Exactly reproduce the lines of the listing below from the one containing "Write a Python" through the one containing "import plotly.graph_objects as go". Skip the images.

--- Plotting code records ---
· · · · · · ·

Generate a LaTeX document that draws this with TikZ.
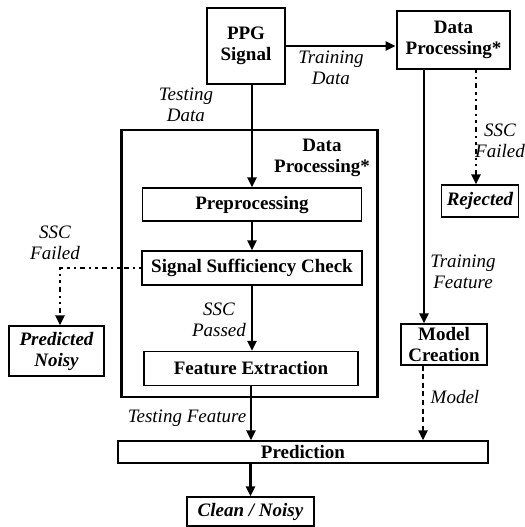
\documentclass[tikz,border=0pt]{standalone}
\usepackage{fontspec}
\setmainfont{Liberation Serif}
\usetikzlibrary{arrows.meta}
\begin{document}
\begin{tikzpicture}[x=0.5pt,y=-0.5pt,
  box/.style={draw,line width=0.6pt,inner sep=0pt,font=\fontsize{9.5}{10.5}\selectfont\bfseries,align=center},
  bigbox/.style={draw,line width=1.4pt,inner sep=0pt,font=\fontsize{9.5}{10.5}\selectfont\bfseries,align=center},
  lbl/.style={font=\fontsize{9.5}{10.5}\selectfont\itshape,align=center,inner sep=0pt},
  arr/.style={line width=1.1pt,-{Triangle[length=5pt,width=4.5pt]}},
  dotarr/.style={line width=1.1pt,dash pattern=on 1.2pt off 2pt on 1.2pt off 2pt on 2.5pt off 2pt,-{Triangle[length=5pt,width=4.5pt]}},
  dasharr/.style={line width=1.1pt,dash pattern=on 2.5pt off 1.8pt,-{Triangle[length=5pt,width=4.5pt]}}]
\useasboundingbox (0,0) rectangle (525,527);
% big testing box
\node[draw,line width=1.4pt,minimum width=128pt,minimum height=133.5pt,inner sep=0pt] (big) at (249.5,263.5) {};
\node[lbl,font=\fontsize{9.5}{10.5}\selectfont\bfseries] (bigl) at (322,158) {Data\\Processing*};
% nodes
\node[box,minimum width=39pt,minimum height=38pt] (ppg) at (246,46) {PPG\\Signal};
\node[bigbox,minimum width=56.5pt,minimum height=29pt] (dp) at (453.5,40) {Data\\Processing*};
\node[box,minimum width=109.5pt,minimum height=16.5pt] (pre) at (252,204.5) {Preprocessing};
\node[box,minimum width=110pt,minimum height=17pt] (ssc) at (252,268) {Signal Sufficiency Check};
\node[box,minimum width=107pt,minimum height=17pt] (fe) at (251,368.5) {Feature Extraction};
\node[box,minimum width=47.5pt,minimum height=25pt,font=\fontsize{9.5}{10.5}\selectfont\bfseries\itshape] (pn) at (56.5,351) {Predicted\\Noisy};
\node[box,minimum width=38.5pt,minimum height=16pt,font=\fontsize{9.5}{10.5}\selectfont\bfseries\itshape] (rej) at (480,201) {Rejected};
\node[box,minimum width=43pt,minimum height=20.5pt] (mc) at (444,344.5) {Model\\Creation};
\node[box,minimum width=185pt,minimum height=11pt] (pred) at (303,452) {Prediction};
\node[box,minimum width=63.5pt,minimum height=14.5pt,font=\fontsize{9.5}{10.5}\selectfont\bfseries\itshape] (cn) at (250.5,511.5) {Clean / Noisy};
% columns
\coordinate (tcol) at (424,0);
\coordinate (rcol) at (476,0);
\coordinate (mcol) at (423,0);
\coordinate (ncol) at (60,0);
% connectors
\draw[arr] (ppg.east) -- (dp.west |- ppg.east);
\draw[arr] (ppg.south -| pre.north) -- (pre.north);
\draw[arr] (pre.south) -- (ssc.north);
\draw[arr] (ssc.south) -- (fe.north -| ssc.south);
\draw[dotarr] (ssc.west) -- (ncol |- ssc.west) -- (ncol |- pn.north);
\draw[arr] (fe.south) -- (fe.south |- pred.north);
\draw[arr] (dp.south -| tcol) -- (mc.north -| tcol);
\draw[dotarr] (dp.south -| rcol) -- (rej.north -| rcol);
\draw[dasharr] (mc.south -| mcol) -- (pred.north -| mcol);
\draw[arr] (pred.south -| cn.north) -- (cn.north);
% labels
\node[lbl] (l1) at (331,68) {Training\\Data};
\node[lbl] (l2) at (186,105) {Testing\\Data};
\node[lbl] (l3) at (219,320) {SSC\\Passed};
\node[lbl] (l4) at (55,243) {SSC\\Failed};
\node[lbl] (l5) at (500,141) {SSC\\Failed};
\node[lbl] (l6) at (463,272) {Training\\Feature};
\node[lbl] (l7) at (187,418) {Testing Feature};
\node[lbl] (l8) at (455,397) {Model};
\end{tikzpicture}
\end{document}
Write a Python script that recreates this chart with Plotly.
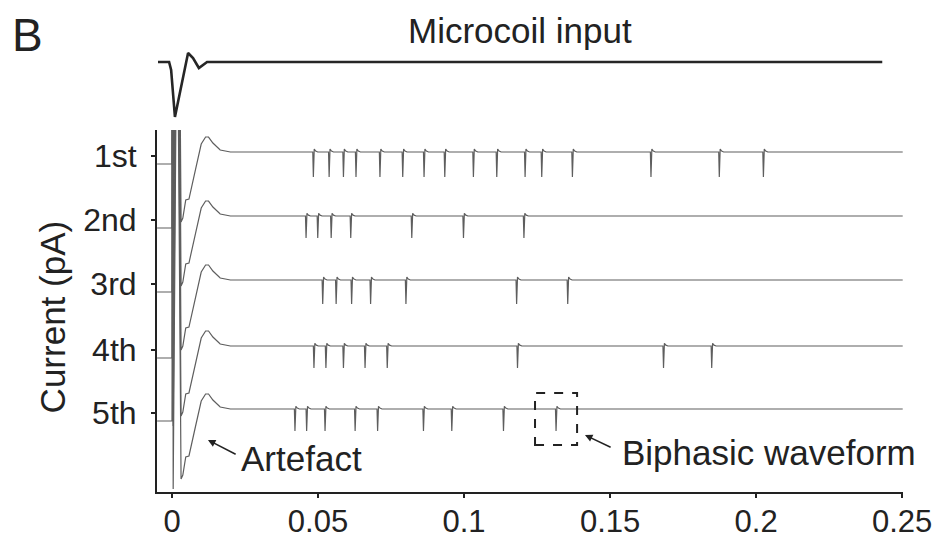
import plotly.graph_objects as go

# ---------------- data ----------------
trial_labels = ["1st", "2nd", "3rd", "4th", "5th"]
trial_offsets = [0, -64, -128, -194, -257]          # vertical offset of each sweep (pA, stacked)
spike_depths = [25, 22, 24, 22, 22]                  # spike amplitude per sweep (pA)
spike_times = [
    [0.0484, 0.0538, 0.0587, 0.0630, 0.0712, 0.0790, 0.0863, 0.0934, 0.1032,
     0.1112, 0.1209, 0.1266, 0.1371, 0.1640, 0.1874, 0.2025],
    [0.0459, 0.0499, 0.0545, 0.0612, 0.0821, 0.0998, 0.1205],
    [0.0516, 0.0562, 0.0615, 0.0680, 0.0801, 0.1180, 0.1355],
    [0.0486, 0.0527, 0.0587, 0.0661, 0.0737, 0.1183, 0.1683, 0.1848],
    [0.0421, 0.0461, 0.0524, 0.0627, 0.0704, 0.0861, 0.0958, 0.1135, 0.1315],
]
# stimulation artefact shape (time s, current relative to baseline)
artefact_t = [-0.0051, 0.0, 0.0002, 0.0004, 0.0016, 0.0019, 0.0031, 0.0037, 0.0047,
              0.0058, 0.0080, 0.0100, 0.0115, 0.0125, 0.0140, 0.0165, 0.0200]
artefact_v = [-12, -12, 400, -80, 400, 400, -70, -66, -48, -47, -18, 8, 15, 15, 9, 2, 0]
# single biphasic spike shape (time relative to spike, fraction of depth)
spike_shape_t = [-0.0002, 0.0, 0.0003, 0.0008, 0.0015]
spike_shape_v = [0.0, -1.0, 0.12, 0.04, 0.0]
sweep_end = 0.2502

# microcoil input waveform
coil_t = [-0.0048, -0.0010, -0.0003, 0.0010, 0.0055, 0.0072, 0.0092, 0.0120, 0.2432]
coil_v = [0, 0, -8, -55, 9, 4, -6, 0, 0]

x_ticks = [0, 0.05, 0.1, 0.15, 0.2, 0.25]
x_ticktext = ["0", "0.05", "0.1", "0.15", "0.2", "0.25"]

FONT = "Liberation Sans, Arial, Helvetica, sans-serif"
TXT = "#222222"

fig = go.Figure()

for i, lab in enumerate(trial_labels):
    xs = list(artefact_t)
    ys = [v + trial_offsets[i] for v in artefact_v]
    for t in spike_times[i]:
        for dt, dv in zip(spike_shape_t, spike_shape_v):
            xs.append(t + dt)
            ys.append(trial_offsets[i] + dv * spike_depths[i])
    xs.append(sweep_end)
    ys.append(trial_offsets[i])
    fig.add_trace(go.Scatter(x=xs, y=ys, mode="lines", name=lab,
                             line=dict(color="#5e5e5e", width=1.2),
                             hoverinfo="skip", showlegend=False))

fig.add_trace(go.Scatter(x=coil_t, y=coil_v, mode="lines", yaxis="y2",
                         line=dict(color="#262626", width=2.6),
                         hoverinfo="skip", showlegend=False))

fig.update_layout(
    width=941, height=543,
    margin=dict(l=157, r=38, t=20, b=51),
    paper_bgcolor="white", plot_bgcolor="white",
    font=dict(family=FONT, color=TXT, size=32),
    xaxis=dict(range=[-0.00514, 0.2503], anchor="y", showline=True, linewidth=2,
               linecolor=TXT, ticks="outside", ticklen=4, tickwidth=1.5,
               tickcolor=TXT, tickvals=x_ticks, ticktext=x_ticktext,
               showgrid=False, zeroline=False, automargin=False,
               tickfont=dict(size=31, family=FONT, color=TXT),
               ticklabelstandoff=-3),
    yaxis=dict(domain=[0, 0.7669], range=[-340, 22], showline=True, linewidth=2,
               linecolor=TXT, ticks="outside", ticklen=4, tickwidth=1.5,
               tickcolor=TXT, tickvals=[o - 4 for o in trial_offsets],
               ticktext=trial_labels, showgrid=False, zeroline=False,
               automargin=False,
               tickfont=dict(size=32, family=FONT, color=TXT),
               ticklabelstandoff=8),
    yaxis2=dict(domain=[0.77, 1.0], range=[-66.6, 42], anchor="x", visible=False),
    shapes=[dict(type="rect", xref="x", yref="y", x0=0.1243, x1=0.1387,
                 y0=-293, y1=-241, line=dict(color="#222", width=2, dash="dash"))],
    annotations=[
        dict(text="B", xref="paper", yref="paper", x=-0.173, y=0.968,
             xanchor="center", yanchor="middle",
             showarrow=False, font=dict(size=46, family=FONT, color=TXT)),
        dict(text="Microcoil input", xref="paper", yref="paper", x=0.4866, y=(492 - 30) / 472,
             xanchor="center", yanchor="middle",
             showarrow=False, font=dict(size=35, family=FONT, color=TXT)),
        dict(text="Current (pA)", xref="paper", yref="paper", x=-0.1408, y=0.372,
             xanchor="center", yanchor="middle",
             textangle=-90, showarrow=False, font=dict(size=35, family=FONT, color=TXT)),
        dict(text="Artefact", xref="x", yref="y", x=0.0442, y=-306,
             xanchor="center", yanchor="middle",
             showarrow=False, font=dict(size=35, family=FONT, color=TXT)),
        dict(text="Biphasic waveform", xref="x", yref="y", x=0.2045, y=-300,
             xanchor="center", yanchor="middle",
             showarrow=False, font=dict(size=35, family=FONT, color=TXT)),
        dict(text="", xref="x", yref="y", x=0.0123, y=-288, axref="x", ayref="y",
             ax=0.0223, ay=-303, showarrow=True, arrowhead=2, arrowsize=1,
             arrowwidth=1.5, arrowcolor=TXT),
        dict(text="", xref="x", yref="y", x=0.1414, y=-283, axref="x", ayref="y",
             ax=0.1507, ay=-296, showarrow=True, arrowhead=2, arrowsize=1,
             arrowwidth=1.5, arrowcolor=TXT),
    ],
)

fig.write_html("out.html", config={"displayModeBar": False})
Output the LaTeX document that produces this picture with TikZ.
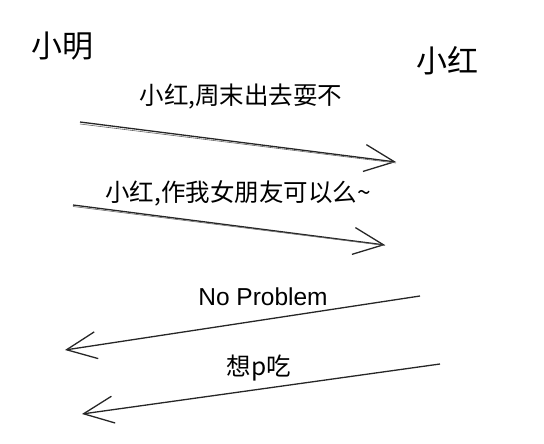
\documentclass[tikz,border=0pt]{standalone}
\usepackage{fontspec}
\setmainfont{Liberation Sans}
\newfontfamily\cjk{Noto Sans CJK SC}
\usetikzlibrary{arrows.meta}

\begin{document}
\begin{tikzpicture}[x=1pt,y=-1pt,
    person/.style={font=\cjk\fontsize{31}{34}\selectfont},
    msg/.style={font=\cjk\fontsize{24.5}{28}\selectfont},
    sketch/.style={line width=1.3pt, black!85,
        -{Straight Barb[length=30pt,width=27pt,line width=1.3pt]}},
    rough/.style={line width=0.6pt, black!60}]

        % ===================================================
        % Frame
        % ===================================================
        \useasboundingbox (0,0) rectangle (544,444);

        % ===================================================
        % Persons
        % ===================================================
        \node[person] (xm) at (62,46) {小明};
        \node[person] (xh) at (447,61) {小红};

        % ===================================================
        % Message ends
        % ===================================================
        \coordinate (a1) at (80,122);  \coordinate (b1) at (396,162);
        \coordinate (a2) at (73,205);  \coordinate (b2) at (385,245);
        \coordinate (a3) at (420,296); \coordinate (b3) at (65,350);
        \coordinate (a4) at (440,364); \coordinate (b4) at (82,414);

        % ===================================================
        % Messages
        % ===================================================
        \draw[sketch] (a1) -- (b1);
        \draw[rough] ([yshift=-2pt]a1) -- ([yshift=-1pt]b1);
        \node[msg] (m1) at (241,97) {小红,周末出去耍不};

        \draw[sketch] (a2) -- (b2);
        \draw[rough] ([yshift=-1.5pt]a2) -- ([yshift=-0.5pt]b2);
        \node[msg] (m2) at (238,193) {小红,作我女朋友可以么\textasciitilde};

        \draw[sketch] (a3) -- (b3);
        \node[font=\fontsize{24.5}{28}\selectfont] (m3) at (263,297) {No Problem};

        \draw[sketch] (a4) -- (b4);
        \node[msg] (m4) at (259,368) {想p吃};

    \end{tikzpicture}
\end{document}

· · · · · · ·

--- Expected answer ---
Write a Python script that recreates this chart with Plotly.
import plotly.graph_objects as go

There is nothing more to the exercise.